5 réflexions sur « La Trinité »

  1. Bonjour,

    Est ce que vous avez en tête des théologiens modernes unitariens francophones ou anglophones ? y a t’il des débats universitaires entre théologiens trinitaires vs unitariens ? Est ce que les unitariens ne sont pas proches des courants rationalistes / théologie naturelle / pensée hébraïque ?

    Merci pour vos explications. Meilleures salutations

  2. Pour certaines réponses à vos questions, je me permets de vous renvoyer au livre d’André Gounelle, Le dynamisme créateur de Dieu, essai sur la théologie du Process. Edition revue, modifiée et augmentée, Paris, van Dieren Editeur, 1981-2013. Les pages 100 à 103 traitent en particulier de la Trinité.
    A. Gounelle dit notamment ceci: « Pour éclairer la position des théologiens du Process, il faut distinguer l’image trinitaire, qu’ils acceptent avec quelques réserves, du dogme trinitaire qu’ils n’apprécient pas tous de la même manière, mais qui leur pose à tous un problème ».
    Le dogme trinitaire est une élaboration des premiers siècles de l’Eglise, dans l’Antiquité tardive, qui présente un Dieu en trois Personnes considérées comme des entités métaphysiques distinctes : le Père, le Fils et l’Esprit, qui forment ensemble un seul Dieu.
    Selon certains penseurs de la théologie du Process, qui constitue une école parmi d’autres généralement considérée au nombre des théologies libérales, il faut distinguer entre « une nature en trois personnes », ce qui est une formulation inadéquate laissant entendre qu’il y a trois Dieux, et « une réalité ayant trois aspects distincts », ce que pensaient déjà les Pères grecs. Seule cette dernière formulation semble admissible pour les théologiens du Process.
    Les trois personnes de la Trinité représentent ainsi des « rôles » différents du même Dieu, plutôt que des personnes différentes, comme le veut la théologie latine. A. Gounelle explique que pour John Cobb, théologien du Process, « le Fils et l’Esprit sont deux modes d’actualisation, ou deux manières d’agir de Dieu ». Dans ce sens, l’expression trinitaire de Dieu est pertinente.
    Il m’est difficile de dire si cette position est véritablement unitarienne ou si elle s’en rapproche uniquement. J’opterais pour la deuxième option, car les théologiens du Process ne nient pas si radicalement la divinité du Christ que ne le font les unitariens. Pour les unitariens, seul le Père est Dieu et il envoie vers nous un Christ homme.
    En s’inspirant des catégories de la théologie médiévale, les théologiens du Process distinguent entre la nature primordiale de Dieu, transcendante, et sa « nature conséquente, sa présence accueillante et aimante dans nos vies ». En ce sens, ils sont davantage dualistes que trinitaires ou unitariens, en considérant que le Christ et l’Esprit sont les modalités de la nature conséquente de Dieu, alors que le Père représente sa nature primordiale.
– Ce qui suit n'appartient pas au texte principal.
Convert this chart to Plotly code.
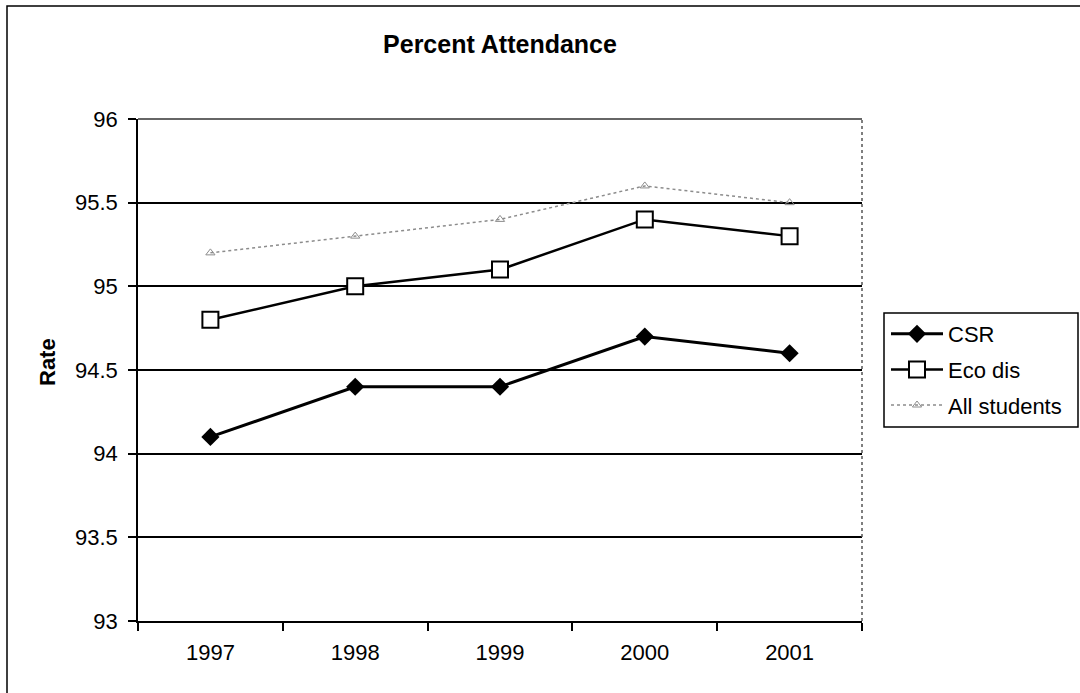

    J’espère avoir ainsi éclairé quelques unes de vos questions, pour lesquelles je vous remercie bien cordialement.

  3. @ Guillaume : peut-être aller voir du coté des théologiens témoin de Jéhovah qui sont unitariens ?

  4. Merci pour votre réponse. J’ai été personnellement en contact avec André Gounelle donc je connaissais ses positions sur la question. J’ai l’impression malgré tout qu’il n’existe peu voire même pas de débats moderne/post-moderne entre les partisans d’une théologie trinitaire classique et des anti-trinitaires qui comme vous le dites bien, refusent d’adhérer à la position de Jésus = Dieu. Je suis également très intéressé par les positions trinitaires des évangéliques qui postulent une approche très fidéiste/ »sola scriptura » du dogme trinitaire alors que Barth lui même avouait qu’il était très difficile de défendre le postulat trinitaire en ne s’appuyant que sur des versets bibliques. Même si on parle aujourd’hui d’un renouveau de la théologie trinitaire, je suis très sceptique de ce sur quoi tout cela va aboutir pour le christianisme « monothéiste ». Je suis très curieux également de connaitre le point de vue de ces nouveaux mouvements appelés « juifs messianiques » et leur positionnement par rapport aux théologies trinitaires et la nature du Fils.

    Merci pour cette discussion

  5. Merci à vous également, notamment pour les précisions utiles que vous apportez. Avec mes cordiaux messages.